Speaker
Description
The objective of producing a high brightness neutron source required designing for a very high peak energy deposition per pulse in the tungsten with energy deposition times on the order of 800 nano-seconds. This produces high dynamic stresses in the tungsten. Average heat removal requirements for the 700 kW beam are reduced by using a rotating target and can be met with water cooling with a tantalum clad on the tungsten to minimize corrosion. Proton beam profiles and target sizes were evaluated with the objective of keeping the peak stresses close to what has been demonstrated in existing tungsten spallation targets.

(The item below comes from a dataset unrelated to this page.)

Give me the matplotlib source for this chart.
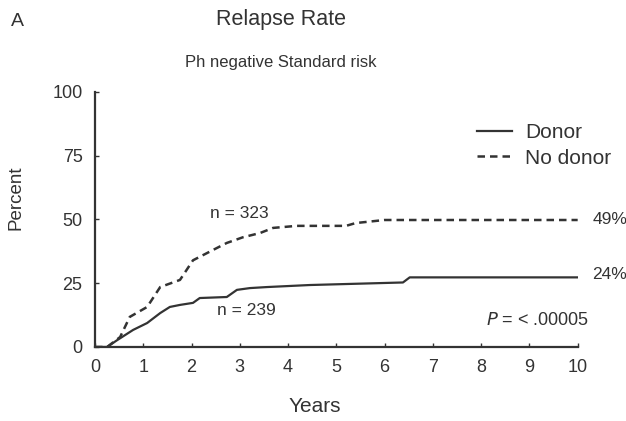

The analysis required a sequence of separate calculations. For a given model, neutronic calculations provided the energy depositions in the segments. CFD calculations then found the temperature profiles for the hipped tungsten/tantalum block and the surrounding stainless steel vessel with the associated water temperatures. The temperature profiles were imported into an Abaqus standard model to calculate the thermal stresses just before a pulse. An Abaqus explicit dynamic analysis was then done for the tungsten/tantalum block using the thermal stress profiles as an initial condition. Irradiated tungsten properties were used for most cases.
An overview of the design and results including normal and off-center proton beams, peaked beam and diffuse beam cases will be given. Initial evaluation of the consequences of internal by-pass flows will also be given.